In response to an FT article by Adam Posen on 19th August 2014, entitled 'Keep rates low until the hidden jobless return to work'
http://www.ft.com/cms/s/0/12ae0580-26d0-11e4-bc19-00144feabdc0.html#ixzz46NbJ39oD
The economy is an an ecosystem, not a zoo! And Central Bankers are not naturalists - they've never lived in a forest or even camped out for a couple of nights. They are glorified zoo-keepers, and they seem to think that if they can get the enclosure just right, the animals will behave just like they're supposed to.

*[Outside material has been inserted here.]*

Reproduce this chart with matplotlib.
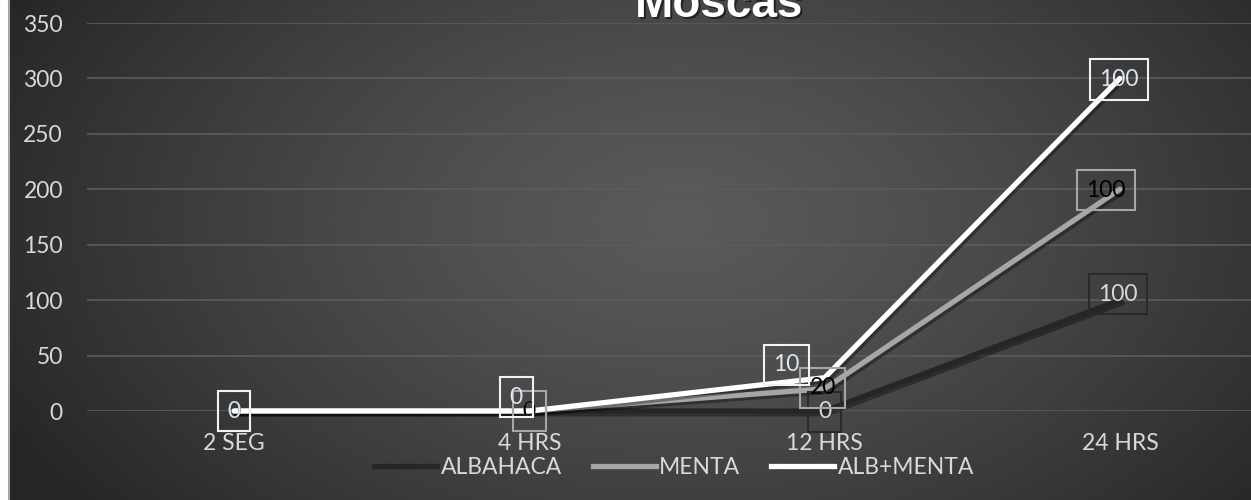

Guess what? Most of us wild things don't want to be in a zoo. Speaking personally, I would prefer the keepers to just just sod off, go back to their spreadsheets, and maybe amuse themselves by designing an ideal world for a new play-station game. I'm sure that the electrical impulses would conform to expectations and not spoil anyone's fun or academic credentials with unforeseen consequences.
But most of all, please stop pretending that any of you have got the foggiest idea of what you're doing. You bailed out your pals, you've made the rich richer, the poor poorer, you've monetized government debt, which will never be paid back, and you haven't got a clue what to do about it. Your inflation statistics describe the benign world for people who buy iPads, but underplay the effects of inflation on people who spend a high proportion of their income on food, energy and what used to be known as the cost of living. Your GDP figures are bunk, and you know as well as I do that the wealth effect hasn't worked.
Jobs are created by businesses. Businesses thrive in an environment where prices give clear signals of supply and demand, where it makes more sense to invest in capital rather than borrow money at ZIRP in order to buy back shares, inflate EPS, and boost executive bonuses - leaving the next CEO to fix the balance sheet when the effect of the monetary heroin wears off. I have never heard Janet Yellen or any of them acknowledge any of this. Until this environment changes, you can forget about creating employment.
Please try to show some respect for the environment when it next rejects your attempts to keep it under control. More of the same will not pacify the markets after the next crash. When it does, do the decent thing, put your Keynesian fantasy novels into the bin, dust off Adam Smith and then move on to something by Ludvig Von Mises. It will describe perfectly what just happened.